* _DATA FOR THE TASK_:
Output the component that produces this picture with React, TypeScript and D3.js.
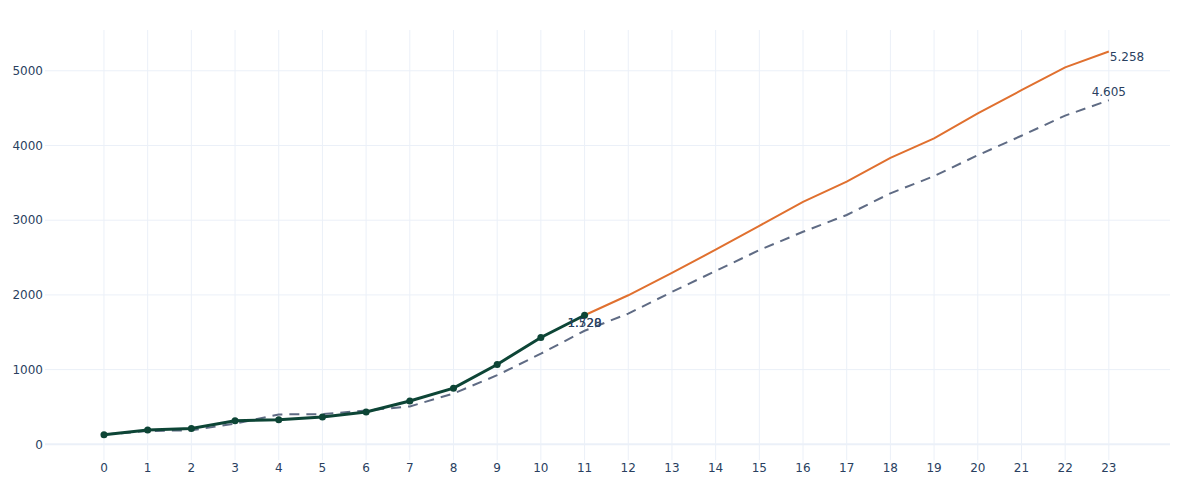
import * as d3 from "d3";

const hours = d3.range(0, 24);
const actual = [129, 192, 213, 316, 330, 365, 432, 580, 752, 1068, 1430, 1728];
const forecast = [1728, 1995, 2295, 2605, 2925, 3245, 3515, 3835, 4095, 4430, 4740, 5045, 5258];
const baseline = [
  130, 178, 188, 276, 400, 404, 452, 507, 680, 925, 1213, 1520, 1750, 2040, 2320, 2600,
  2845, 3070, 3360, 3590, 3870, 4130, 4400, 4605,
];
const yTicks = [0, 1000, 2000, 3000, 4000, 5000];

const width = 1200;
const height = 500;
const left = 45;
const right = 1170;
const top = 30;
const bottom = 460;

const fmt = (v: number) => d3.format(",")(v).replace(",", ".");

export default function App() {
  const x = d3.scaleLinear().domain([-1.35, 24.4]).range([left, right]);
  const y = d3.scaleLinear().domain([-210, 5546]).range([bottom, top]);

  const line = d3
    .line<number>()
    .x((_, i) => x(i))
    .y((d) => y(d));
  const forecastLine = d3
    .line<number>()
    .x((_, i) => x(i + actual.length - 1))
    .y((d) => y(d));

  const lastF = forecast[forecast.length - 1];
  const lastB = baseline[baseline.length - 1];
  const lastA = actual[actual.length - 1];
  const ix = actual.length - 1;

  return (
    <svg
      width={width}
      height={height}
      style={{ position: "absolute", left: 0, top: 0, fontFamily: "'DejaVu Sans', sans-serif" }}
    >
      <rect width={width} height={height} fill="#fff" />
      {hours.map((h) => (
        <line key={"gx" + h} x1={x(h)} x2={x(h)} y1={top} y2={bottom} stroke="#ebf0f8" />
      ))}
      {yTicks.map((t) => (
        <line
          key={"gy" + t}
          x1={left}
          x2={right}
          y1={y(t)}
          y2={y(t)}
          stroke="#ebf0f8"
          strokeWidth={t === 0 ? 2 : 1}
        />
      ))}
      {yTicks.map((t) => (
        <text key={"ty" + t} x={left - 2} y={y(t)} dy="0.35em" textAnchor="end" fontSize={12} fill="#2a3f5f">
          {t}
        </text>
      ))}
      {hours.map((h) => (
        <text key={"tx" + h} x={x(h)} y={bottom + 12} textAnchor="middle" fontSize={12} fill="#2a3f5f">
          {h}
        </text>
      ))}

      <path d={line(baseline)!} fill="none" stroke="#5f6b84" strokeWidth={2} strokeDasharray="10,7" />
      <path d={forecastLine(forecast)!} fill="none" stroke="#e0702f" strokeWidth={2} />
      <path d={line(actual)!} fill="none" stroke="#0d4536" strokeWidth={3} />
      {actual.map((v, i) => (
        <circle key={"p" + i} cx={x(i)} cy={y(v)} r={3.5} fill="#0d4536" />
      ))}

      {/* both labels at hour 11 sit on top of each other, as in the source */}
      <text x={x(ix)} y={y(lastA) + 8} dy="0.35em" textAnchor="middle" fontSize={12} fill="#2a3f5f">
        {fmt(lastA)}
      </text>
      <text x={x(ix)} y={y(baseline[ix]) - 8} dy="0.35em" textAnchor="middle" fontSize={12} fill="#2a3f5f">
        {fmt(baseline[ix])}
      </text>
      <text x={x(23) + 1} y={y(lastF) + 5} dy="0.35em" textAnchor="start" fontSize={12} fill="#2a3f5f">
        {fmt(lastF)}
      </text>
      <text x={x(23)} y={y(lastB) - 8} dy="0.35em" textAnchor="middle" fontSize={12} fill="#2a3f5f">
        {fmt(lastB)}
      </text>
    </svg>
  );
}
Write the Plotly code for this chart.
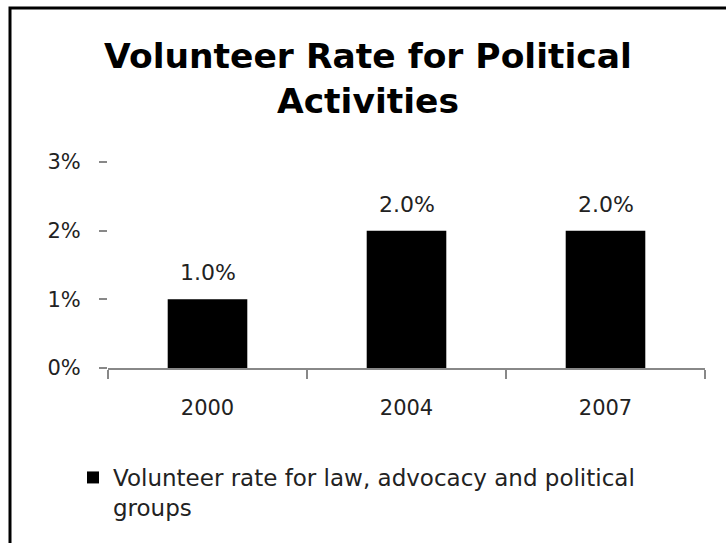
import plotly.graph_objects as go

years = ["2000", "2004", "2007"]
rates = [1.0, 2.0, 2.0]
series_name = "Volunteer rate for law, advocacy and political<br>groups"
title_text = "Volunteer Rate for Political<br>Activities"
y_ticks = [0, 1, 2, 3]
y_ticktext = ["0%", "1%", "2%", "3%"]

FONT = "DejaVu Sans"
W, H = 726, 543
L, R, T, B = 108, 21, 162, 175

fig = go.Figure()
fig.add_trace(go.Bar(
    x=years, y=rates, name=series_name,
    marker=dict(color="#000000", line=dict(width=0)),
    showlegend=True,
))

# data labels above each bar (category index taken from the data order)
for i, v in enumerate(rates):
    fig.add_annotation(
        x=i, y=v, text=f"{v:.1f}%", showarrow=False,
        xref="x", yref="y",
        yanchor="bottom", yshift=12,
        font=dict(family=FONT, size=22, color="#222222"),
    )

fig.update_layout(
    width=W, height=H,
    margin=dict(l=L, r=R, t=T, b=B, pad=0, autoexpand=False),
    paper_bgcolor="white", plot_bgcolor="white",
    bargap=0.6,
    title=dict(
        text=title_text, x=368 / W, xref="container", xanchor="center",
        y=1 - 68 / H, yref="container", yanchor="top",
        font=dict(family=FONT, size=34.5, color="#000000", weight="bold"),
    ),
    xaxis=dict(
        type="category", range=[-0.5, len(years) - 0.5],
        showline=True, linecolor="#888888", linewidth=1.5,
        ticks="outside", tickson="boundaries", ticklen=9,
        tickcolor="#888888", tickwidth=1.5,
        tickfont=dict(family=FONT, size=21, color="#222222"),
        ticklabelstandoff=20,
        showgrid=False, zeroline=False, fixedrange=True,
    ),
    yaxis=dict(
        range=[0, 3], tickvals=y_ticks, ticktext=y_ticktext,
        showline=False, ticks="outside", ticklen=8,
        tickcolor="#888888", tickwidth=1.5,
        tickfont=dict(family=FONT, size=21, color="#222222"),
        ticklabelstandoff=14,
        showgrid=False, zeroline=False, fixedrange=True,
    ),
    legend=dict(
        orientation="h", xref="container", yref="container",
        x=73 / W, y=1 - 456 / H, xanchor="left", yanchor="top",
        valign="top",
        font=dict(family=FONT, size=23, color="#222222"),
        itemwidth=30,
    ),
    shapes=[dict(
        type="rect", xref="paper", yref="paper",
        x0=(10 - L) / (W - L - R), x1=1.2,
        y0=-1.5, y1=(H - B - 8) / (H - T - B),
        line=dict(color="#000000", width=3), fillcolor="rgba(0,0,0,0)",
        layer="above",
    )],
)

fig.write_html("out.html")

* _WORK TO BE COMPLETED_: Write out exactly the lines from the one that has "Write the Plotly code for this chart." down to the one that has "import plotly.graph_objects as go", including both. Pictures stay out of the copy.

* _SOLUTION FOR THIS TASK_:
Write the Plotly code for this chart.
import plotly.graph_objects as go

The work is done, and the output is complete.